Here is one hint I learned from my church and I applaud it greatly.  Have everyone come early to the church and take a lot of the shots BEFORE THE WEDDING.  Then you will not have to keep your guests waiting for an hour for the party to start.

Flowers:  Flowers can cost you a ton of money.  Most large urban areas have wholesale flower markets which not only sale fresh flowers but also floral supplies for less than half what you would pay at ordinary retail shops.  Bouquest are easy to make if they are kept simple. No one knows six months from now what will be in bloom and reasonably priced on any given day, so you need to stay flexible and select what is available .  If you are doing it yourself, or someone is a friend doing it for you.  You can buy the flowers the day before and keep the arrangements in vases or such.

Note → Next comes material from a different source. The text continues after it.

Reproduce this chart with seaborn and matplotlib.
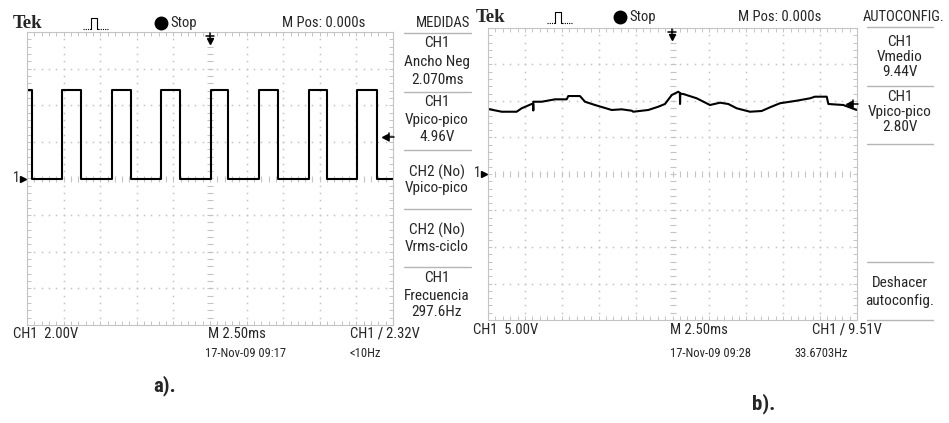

I suggest hiring a hair dresser or cosmetologist to come to the church to do everyone's hair but some people discourage that.  If you are doing fancy dress, get dressed at the church.  That reduces the opportunity for accidents to happen between getting dressed  and getting to the wedding.  Another hint, from a minister.  That little pillow thing that the ring bearer is supposed to carry down the aisle?  Tie the rings to it and give it to the wedding coordinator or other responsible adult.  Do not give it to the ring bearer until he or she is standing in the aisle of the church ready to walk down it.  6 years olds are not responsible people.  Just remember that.  Same goes for whatever  flowers you give the flower girl.

with help from friends and family and the right attitude you can have a beautiful and memorable wedding and a great party after that will cement your relationship and be a fond memory for less than $5,000.  And for most people, that is what they should do.  The wedding industrial complex should be for people with lots of money who don't care how they spend it.  Not for common folk.